Guiraut Riquier: A name, an anthology, an art | Chantal Prouse (University of Ottawa)
Guiraut Riquier is remarkable, since not only does he seem self-aware that he is one of the last troubadours, but he also offers an anthology of his works. This includes his poetry and music along with detailed rubrics, and also his correspondence. The whole of Riquier’s work is strikingly comparable to the complete works of Guillaume de Machaut one century later. Together, these works show that through anthologizing himself, Riquier had clear ideas about his work, which is relevant in understanding the concepts of author and creator of music during the second half of the 13th century.
Musical authorship in chant repertoire: Guillaume Adam’s cycle O admiranda novitas (14th c.) | Kristin Hoefener (Julius-Maximilians- Universität, Würzburg)
Liturgical offices form an important part of a cult, created to establish the feast of a specific saint.
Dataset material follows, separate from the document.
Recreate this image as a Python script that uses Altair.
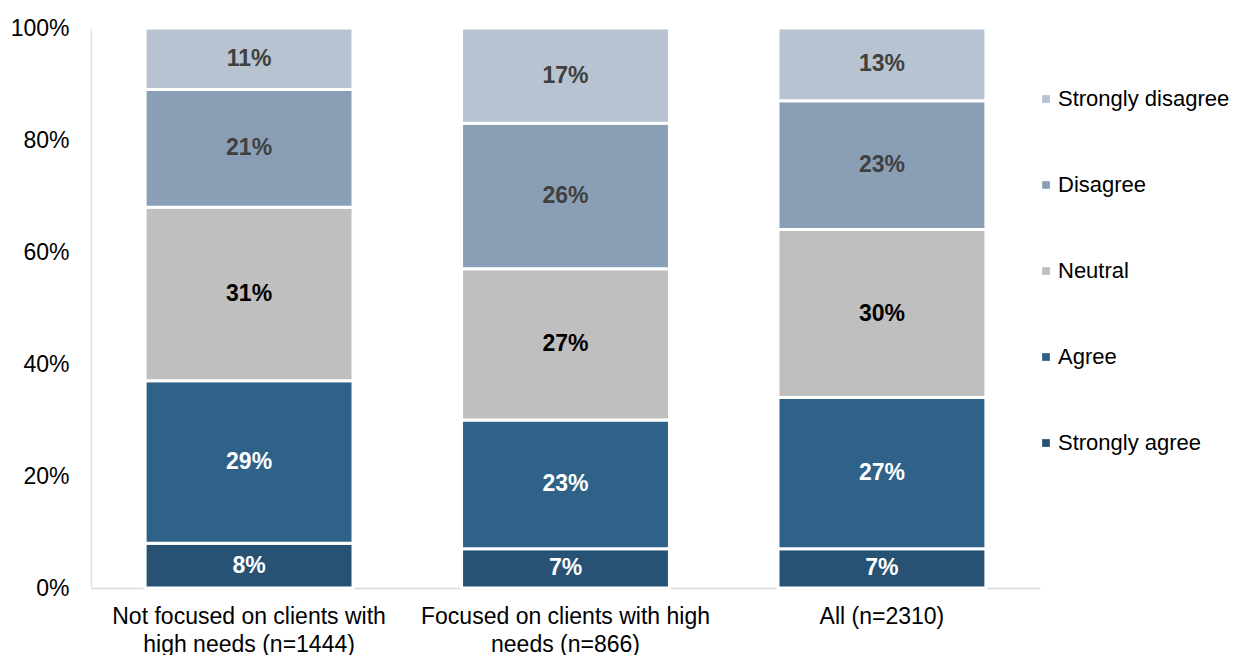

Although most of the authors remain anonymous, this cycle is attributed in the source to Guillaume Adam, an archbishop from the papal court of Avignon. This paper analyses his versified office cycle in honour of the eleven thousand virgins, handed down in a source from St. Martial of Limoges (Paris BNF lat. 916) by asking the following questions: What are the links between the cult, the relics and the author? Which hagiographical texts were used? Are the melodies original? Did Guillaume create other offices?
Illustrious names: The Codex Squarcialupi in the context of a humanistic genre | Pascale Duhamel (University of Ottawa)
Musicological research on the Codex Squarcialupi delves mainly into its musical contents and concordances with several other musical sources. It has already been stressed, given the great cost of its production, that its significance and why it ended up in Antonio Squarcialupi’s collection is still somewhat a mystery. This paper will look at the Squarcialupi Codex from the point of view of the tradition of the “illustrious men”, which sprang from the rediscovery of Plutarch’s Parallel Lives and Boccacio and Petrarch’s writings. The analysis will show that this multifaceted genre may shed light on the significance of this famous manuscript.
Juan Bermudo and the Morales letter: The authority of a name | Nicolas de Groot (University of Ottawa)
Juan Bermudo’s Declaración de instrumentos musicales (1555) distinguishes between two kinds of musicians: theorists and músicos prácticos. However, Bermudo also includes an effusive recommendation from “Cristóbal de Morales”. The letter, which may be a forgery, capitalizes on the name and persona of Morales, who, at the time of publication, was one of the most revered composers in Western Europe. This capitalization reverses the pro-theorist hierarchy Bermudo endorses. Indeed, the letter shows that compositional persona developed before the professions of “composer” and “musician” had separated into two distinct entities, thus permitting Bermudo to use “Morales” as a marketing technique.